Similarly, to the eastward, the 1st Corps, retiring south, also got into some very difficult forest country, and a somewhat severe rearguard action ensued at Villers-Cotterets, in which the 4th Guards Brigade suffered considerably.
On September 3rd the British Forces were in position south of the Marne between Lagny and Signy-Signets. Up to this time I had been requested by General Joffre to defend the passages of the river as long as possible, and to blow up the bridges in my front. After I had made the necessary dispositions, and the destruction of the bridges had been effected, I was asked by the French Commander-in-Chief to continue my retirement to a point some 12 miles in rear of the position I then occupied, with a view to taking up a second position behind the Seine. This retirement was duly carried out. In the meantime the enemy had thrown bridges and crossed the Marne in considerable force, and was threatening the Allies all along the line of the British Forces and the 5th and 9th French Armies. Consequently several small outpost actions took place.
Saturday, September 5
On Saturday, September 5th, I met the French Commander-in-Chief at his request, and he informed me of his intention to take the offensive forthwith, as he considered conditions were very favourable to success.
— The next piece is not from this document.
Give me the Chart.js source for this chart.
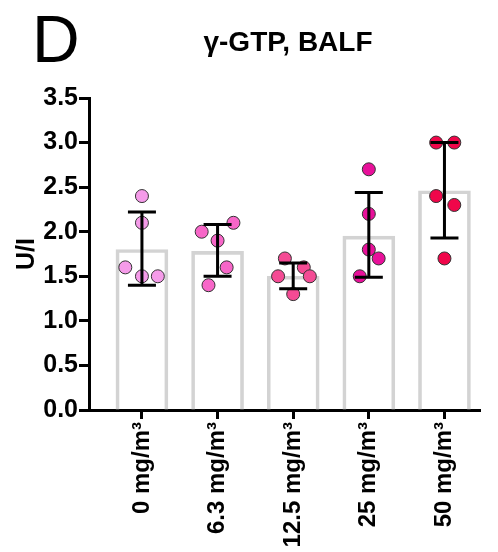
<!DOCTYPE html>
<html>
<head>
<meta charset="utf-8">
<script src="https://cdn.jsdelivr.net/npm/chart.js@4.4.1/dist/chart.umd.min.js"></script>
<style>
  html, body { margin: 0; padding: 0; background: #fff; }
  #wrap { position: relative; width: 498px; height: 552px; }
</style>
</head>
<body>
<div id="wrap"><canvas id="chart"></canvas></div>
<script>
// ---------------------------------------------------------------
// DATA
// ---------------------------------------------------------------
const categories = ["0 mg/m³", "6.3 mg/m³", "12.5 mg/m³", "25 mg/m³", "50 mg/m³"];
const barMeans   = [1.80, 1.78, 1.50, 1.95, 2.46];
const errLow     = [1.40, 1.50, 1.36, 1.49, 1.93];
const errHigh    = [2.22, 2.08, 1.65, 2.44, 3.00];

// individual animals per group (value, horizontal jitter in category units)
const pts0 = [2.4, 2.1, 1.6, 1.5, 1.5];
const jit0 = [0, 0, -0.22, 0, 0.21];
const pts1 = [2.0, 2.1, 1.9, 1.6, 1.4];
const jit1 = [-0.21, 0.21, 0, 0.12, -0.12];
const pts2 = [1.7, 1.6, 1.5, 1.5, 1.3];
const jit2 = [-0.11, 0.14, 0.22, -0.2, 0];
const pts3 = [2.7, 2.2, 1.8, 1.7, 1.5];
const jit3 = [0, 0, 0, 0.13, -0.12];
const pts4 = [3.0, 3.0, 2.4, 2.3, 1.7];
const jit4 = [-0.11, 0.13, -0.11, 0.13, 0];

const groupColors = ["#f59be9", "#f766c8", "#f44b94", "#e8109a", "#f0064a"];
const yTicks = [0, 0.5, 1.0, 1.5, 2.0, 2.5, 3.0, 3.5];

// ---------------------------------------------------------------
// build datasets
// ---------------------------------------------------------------
const groups = [[pts0, jit0], [pts1, jit1], [pts2, jit2], [pts3, jit3], [pts4, jit4]];
const scatterData = [];
const scatterColors = [];
groups.forEach(([vals, jit], g) => {
  vals.forEach((v, i) => {
    scatterData.push({ x: g + jit[i], y: v });
    scatterColors.push(groupColors[g]);
  });
});

const FONT = "Arial, 'Liberation Sans', Helvetica, sans-serif";

// error bars (SD) drawn on top of points
const errorBars = {
  id: "errorBars",
  afterDatasetsDraw(chart) {
    const { ctx, scales: { x, y } } = chart;
    ctx.save();
    ctx.strokeStyle = "#000";
    ctx.lineWidth = 3;
    ctx.lineCap = "butt";
    barMeans.forEach((m, i) => {
      const cx = x.getPixelForValue(i);
      const yl = y.getPixelForValue(errLow[i]);
      const yh = y.getPixelForValue(errHigh[i]);
      ctx.beginPath();
      ctx.moveTo(cx, yl); ctx.lineTo(cx, yh);
      ctx.moveTo(cx - 14, yl); ctx.lineTo(cx + 14, yl);
      ctx.moveTo(cx - 14, yh); ctx.lineTo(cx + 14, yh);
      ctx.stroke();
    });
    ctx.restore();
  }
};

// panel letter + title
const headings = {
  id: "headings",
  afterDraw(chart) {
    const { ctx } = chart;
    ctx.save();
    ctx.fillStyle = "#000";
    ctx.textBaseline = "alphabetic";
    ctx.textAlign = "left";
    ctx.font = "66px " + FONT;
    ctx.fillText("D", 32, 62);
    ctx.textAlign = "center";
    ctx.font = "bold 28px " + FONT;
    ctx.fillText("γ-GTP, BALF", 288, 51);
    ctx.restore();
  }
};

new Chart(document.getElementById("chart"), {
  data: {
    datasets: [
      {
        type: "scatter",
        data: scatterData,
        backgroundColor: scatterColors,
        borderColor: "#333",
        borderWidth: 1,
        pointRadius: 6.5,
        order: 1,
      },
      {
        type: "bar",
        data: barMeans.map((v, i) => ({ x: i, y: v })),
        backgroundColor: "rgba(255,255,255,0)",
        borderColor: "#d3d3d3",
        borderWidth: 3,
        barThickness: 52,
        order: 2,
      },
    ],
  },
  options: {
    responsive: true,
    maintainAspectRatio: false,
    animation: false,
    layout: { padding: { top: 98, right: 18, left: 0, bottom: 0 } },
    plugins: {
      legend: { display: false },
      tooltip: { enabled: false },
      title: { display: false },
    },
    scales: {
      x: {
        type: "linear",
        offset: false,
        min: -0.7,
        max: 4.47,
        afterBuildTicks: (s) => { s.ticks = categories.map((_, i) => ({ value: i })); },
        afterFit: (s) => { s.height = 142; },
        ticks: {
          autoSkip: false,
          minRotation: 90,
          maxRotation: 90,
          color: "#000",
          padding: 3,
          font: { family: FONT, size: 24, weight: "bold" },
          callback: (v) => categories[v],
        },
        grid: { offset: false, drawOnChartArea: false, drawTicks: true, tickLength: 9, tickWidth: 3, color: "#000" },
        border: { display: true, width: 3, color: "#000" },
      },
      y: {
        min: 0,
        max: 3.5,
        afterBuildTicks: (s) => { s.ticks = yTicks.map((v) => ({ value: v })); },
        afterFit: (s) => { s.width = 89; },
        ticks: {
          color: "#000",
          padding: 1,
          font: { family: FONT, size: 25, weight: "bold" },
          callback: (v) => v.toFixed(1),
        },
        title: {
          display: true,
          text: "U/I",
          color: "#000",
          padding: { top: 12, bottom: 0 },
          font: { family: FONT, size: 25, weight: "bold" },
        },
        grid: { drawOnChartArea: false, drawTicks: true, tickLength: 10, tickWidth: 3, color: "#000" },
        border: { display: true, width: 3, color: "#000" },
      },
    },
  },
  plugins: [errorBars, headings],
});
</script>
</body>
</html>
General Joffre announced to me his intention of wheeling up the left flank of the 6th Army, pivoting on the Marne and directing it to move on the Ourcq; cross and attack the flank of the 1st German Army, which was then moving in a south-easterly direction east of that river.
The Advance
He requested me to effect a change of front to my right—my left resting on the Marne, and my right on the 5th Army—to fill the gap between that army and the 6th. I was then to advance against the enemy in my front and join in the general offensive movement.
These combined movements practically commenced on Sunday, September 6th, at sunrise; and on that day it may be said that a great battle opened on a front extending from Ermenonville, which was just in front of the left flank of the 6th French Army, through Lizy on the Marne, Mauperthuis, which was about the British centre Courtecon, which was the left of the 5th French Army; to Esternay and Charleville, the left of the 9th Army under General Foch, and so along the front of the 9th, 4th and 3rd French Armies to a point north of the fortress of Verdun.
This battle, in so far as the 6th French Army, the British Army, the 5th French Army, and the 9th French Army were concerned, may be said to have concluded on the evening of September 10th, by which time the Germans had been driven back to the line Soissons—Reims, with a loss of thousands of prisoners, many guns, and enormous masses of transport.
About the 3rd September the enemy appears to have changed his plans and to have determined to stop his advance South direct upon Paris; for on the 4th September air reconnaissances showed that his main columns were moving in a south-easterly direction generally east of a line drawn through Nanteuil and Lizy on the Ourcq. On the 5th September several of these columns were observed to have crossed the Marne; whilst German troops, which were observed moving south-east up the left bank of the Ourcq on the 4th, were now reported to be halted and facing that river. Heads of the enemy's columns were seen crossing at Changis, La Ferté, Nogent, Château Thierry, and Mezy.